The problem :: Return the whole listing, line for line, without the pictures in it.

>> START

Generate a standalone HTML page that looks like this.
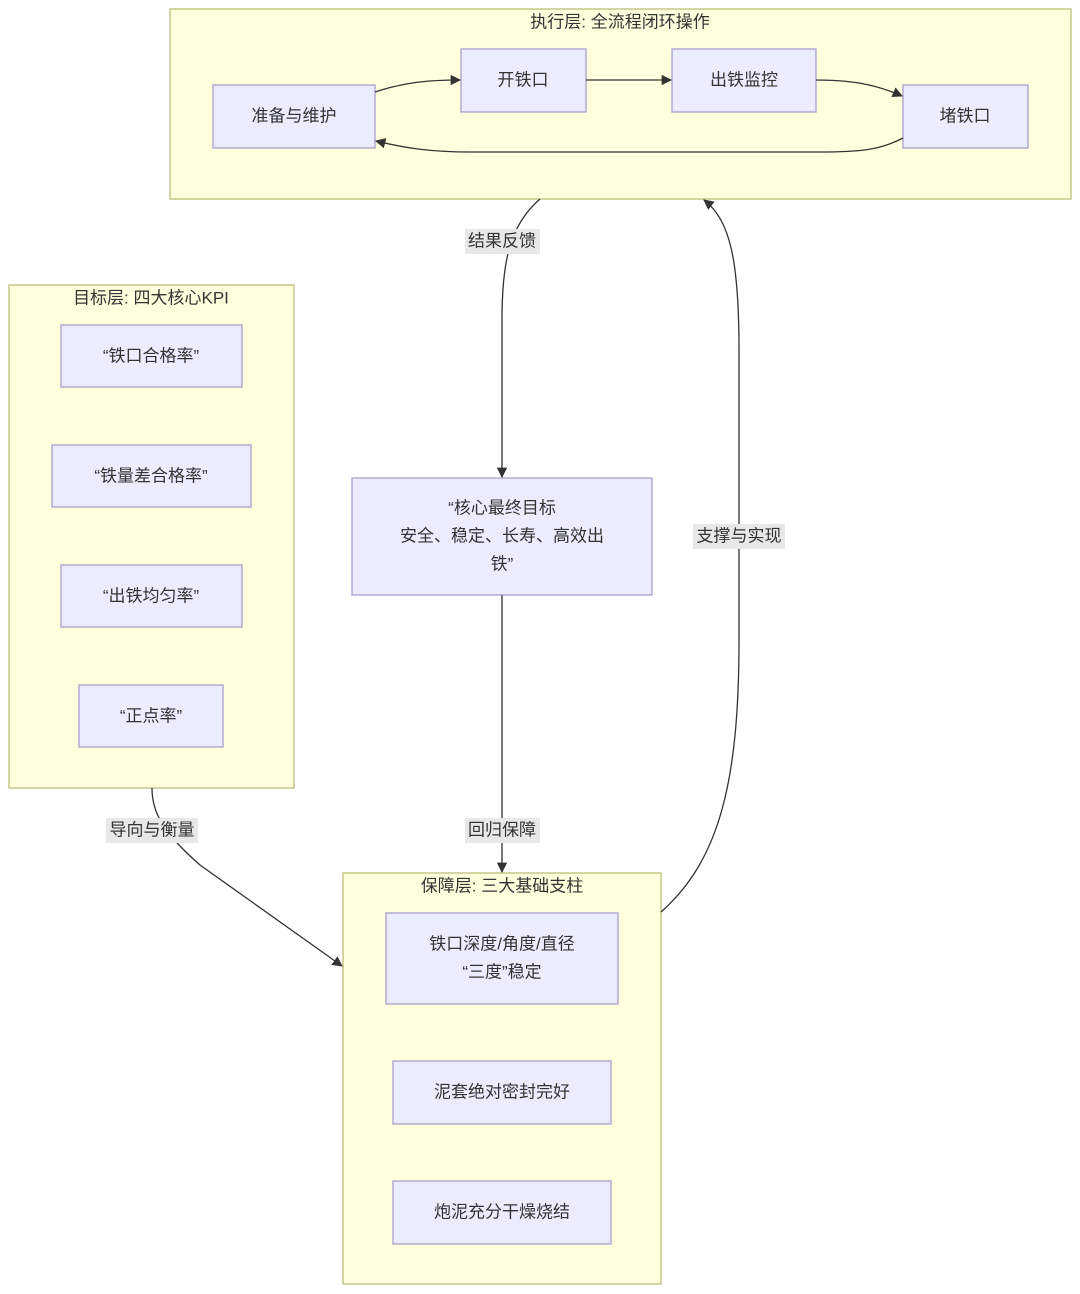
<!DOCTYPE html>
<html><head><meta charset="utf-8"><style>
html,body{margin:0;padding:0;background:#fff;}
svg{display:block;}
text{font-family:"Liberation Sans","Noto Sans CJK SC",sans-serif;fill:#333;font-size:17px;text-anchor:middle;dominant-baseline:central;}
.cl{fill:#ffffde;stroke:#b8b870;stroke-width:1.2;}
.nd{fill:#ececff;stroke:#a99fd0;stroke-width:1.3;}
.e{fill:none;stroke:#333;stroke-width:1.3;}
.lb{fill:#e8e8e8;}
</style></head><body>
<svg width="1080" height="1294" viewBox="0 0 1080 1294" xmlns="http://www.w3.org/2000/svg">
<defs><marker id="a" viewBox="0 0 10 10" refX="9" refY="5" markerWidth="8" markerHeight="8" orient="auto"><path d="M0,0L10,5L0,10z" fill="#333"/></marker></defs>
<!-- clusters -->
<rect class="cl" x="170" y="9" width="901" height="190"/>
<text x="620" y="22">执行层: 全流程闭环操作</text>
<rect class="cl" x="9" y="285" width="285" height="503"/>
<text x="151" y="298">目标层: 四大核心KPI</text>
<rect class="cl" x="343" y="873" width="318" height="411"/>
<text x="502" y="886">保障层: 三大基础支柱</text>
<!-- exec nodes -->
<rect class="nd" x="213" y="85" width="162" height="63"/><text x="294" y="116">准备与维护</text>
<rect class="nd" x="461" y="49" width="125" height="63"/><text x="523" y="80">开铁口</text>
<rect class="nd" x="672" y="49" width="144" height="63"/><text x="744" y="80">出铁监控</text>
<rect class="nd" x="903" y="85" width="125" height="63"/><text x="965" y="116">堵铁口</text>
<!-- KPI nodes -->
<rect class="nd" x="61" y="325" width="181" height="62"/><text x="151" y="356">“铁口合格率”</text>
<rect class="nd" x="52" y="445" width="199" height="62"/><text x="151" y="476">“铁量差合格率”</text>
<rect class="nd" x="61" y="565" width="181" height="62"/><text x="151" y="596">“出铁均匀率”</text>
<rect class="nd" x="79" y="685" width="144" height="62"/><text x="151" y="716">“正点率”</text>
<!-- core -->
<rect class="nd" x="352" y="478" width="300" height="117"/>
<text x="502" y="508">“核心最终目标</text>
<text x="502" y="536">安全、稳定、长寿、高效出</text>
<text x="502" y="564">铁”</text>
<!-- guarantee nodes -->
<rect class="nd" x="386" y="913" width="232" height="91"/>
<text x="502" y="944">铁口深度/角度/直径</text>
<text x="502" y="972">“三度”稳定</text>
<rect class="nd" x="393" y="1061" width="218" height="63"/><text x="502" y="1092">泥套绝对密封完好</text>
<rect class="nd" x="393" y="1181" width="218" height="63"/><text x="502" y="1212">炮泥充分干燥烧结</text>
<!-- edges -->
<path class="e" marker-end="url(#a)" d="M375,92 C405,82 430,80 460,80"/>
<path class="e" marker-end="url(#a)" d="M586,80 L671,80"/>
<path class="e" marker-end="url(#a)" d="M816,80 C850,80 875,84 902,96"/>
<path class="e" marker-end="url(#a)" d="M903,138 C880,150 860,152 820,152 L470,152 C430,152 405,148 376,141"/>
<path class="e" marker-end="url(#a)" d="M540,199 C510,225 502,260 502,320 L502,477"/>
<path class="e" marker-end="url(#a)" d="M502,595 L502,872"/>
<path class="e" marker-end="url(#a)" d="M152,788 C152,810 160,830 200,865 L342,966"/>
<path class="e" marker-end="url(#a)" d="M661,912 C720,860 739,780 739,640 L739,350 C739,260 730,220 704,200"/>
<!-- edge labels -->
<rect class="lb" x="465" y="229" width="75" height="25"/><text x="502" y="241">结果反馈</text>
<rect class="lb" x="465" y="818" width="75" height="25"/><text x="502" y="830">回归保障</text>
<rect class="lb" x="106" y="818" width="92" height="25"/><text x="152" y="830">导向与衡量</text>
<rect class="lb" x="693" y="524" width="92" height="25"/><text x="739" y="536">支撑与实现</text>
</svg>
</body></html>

>> END

Complete answer ::
Generate a standalone HTML page that looks like this.
<!DOCTYPE html>
<html><head><meta charset="utf-8"><style>
html,body{margin:0;padding:0;background:#fff;}
svg{display:block;}
text{font-family:"Liberation Sans","Noto Sans CJK SC",sans-serif;fill:#333;font-size:17px;text-anchor:middle;dominant-baseline:central;}
.cl{fill:#ffffde;stroke:#b8b870;stroke-width:1.2;}
.nd{fill:#ececff;stroke:#a99fd0;stroke-width:1.3;}
.e{fill:none;stroke:#333;stroke-width:1.3;}
.lb{fill:#e8e8e8;}
</style></head><body>
<svg width="1080" height="1294" viewBox="0 0 1080 1294" xmlns="http://www.w3.org/2000/svg">
<defs><marker id="a" viewBox="0 0 10 10" refX="9" refY="5" markerWidth="8" markerHeight="8" orient="auto"><path d="M0,0L10,5L0,10z" fill="#333"/></marker></defs>
<!-- clusters -->
<rect class="cl" x="170" y="9" width="901" height="190"/>
<text x="620" y="22">执行层: 全流程闭环操作</text>
<rect class="cl" x="9" y="285" width="285" height="503"/>
<text x="151" y="298">目标层: 四大核心KPI</text>
<rect class="cl" x="343" y="873" width="318" height="411"/>
<text x="502" y="886">保障层: 三大基础支柱</text>
<!-- exec nodes -->
<rect class="nd" x="213" y="85" width="162" height="63"/><text x="294" y="116">准备与维护</text>
<rect class="nd" x="461" y="49" width="125" height="63"/><text x="523" y="80">开铁口</text>
<rect class="nd" x="672" y="49" width="144" height="63"/><text x="744" y="80">出铁监控</text>
<rect class="nd" x="903" y="85" width="125" height="63"/><text x="965" y="116">堵铁口</text>
<!-- KPI nodes -->
<rect class="nd" x="61" y="325" width="181" height="62"/><text x="151" y="356">“铁口合格率”</text>
<rect class="nd" x="52" y="445" width="199" height="62"/><text x="151" y="476">“铁量差合格率”</text>
<rect class="nd" x="61" y="565" width="181" height="62"/><text x="151" y="596">“出铁均匀率”</text>
<rect class="nd" x="79" y="685" width="144" height="62"/><text x="151" y="716">“正点率”</text>
<!-- core -->
<rect class="nd" x="352" y="478" width="300" height="117"/>
<text x="502" y="508">“核心最终目标</text>
<text x="502" y="536">安全、稳定、长寿、高效出</text>
<text x="502" y="564">铁”</text>
<!-- guarantee nodes -->
<rect class="nd" x="386" y="913" width="232" height="91"/>
<text x="502" y="944">铁口深度/角度/直径</text>
<text x="502" y="972">“三度”稳定</text>
<rect class="nd" x="393" y="1061" width="218" height="63"/><text x="502" y="1092">泥套绝对密封完好</text>
<rect class="nd" x="393" y="1181" width="218" height="63"/><text x="502" y="1212">炮泥充分干燥烧结</text>
<!-- edges -->
<path class="e" marker-end="url(#a)" d="M375,92 C405,82 430,80 460,80"/>
<path class="e" marker-end="url(#a)" d="M586,80 L671,80"/>
<path class="e" marker-end="url(#a)" d="M816,80 C850,80 875,84 902,96"/>
<path class="e" marker-end="url(#a)" d="M903,138 C880,150 860,152 820,152 L470,152 C430,152 405,148 376,141"/>
<path class="e" marker-end="url(#a)" d="M540,199 C510,225 502,260 502,320 L502,477"/>
<path class="e" marker-end="url(#a)" d="M502,595 L502,872"/>
<path class="e" marker-end="url(#a)" d="M152,788 C152,810 160,830 200,865 L342,966"/>
<path class="e" marker-end="url(#a)" d="M661,912 C720,860 739,780 739,640 L739,350 C739,260 730,220 704,200"/>
<!-- edge labels -->
<rect class="lb" x="465" y="229" width="75" height="25"/><text x="502" y="241">结果反馈</text>
<rect class="lb" x="465" y="818" width="75" height="25"/><text x="502" y="830">回归保障</text>
<rect class="lb" x="106" y="818" width="92" height="25"/><text x="152" y="830">导向与衡量</text>
<rect class="lb" x="693" y="524" width="92" height="25"/><text x="739" y="536">支撑与实现</text>
</svg>
</body></html>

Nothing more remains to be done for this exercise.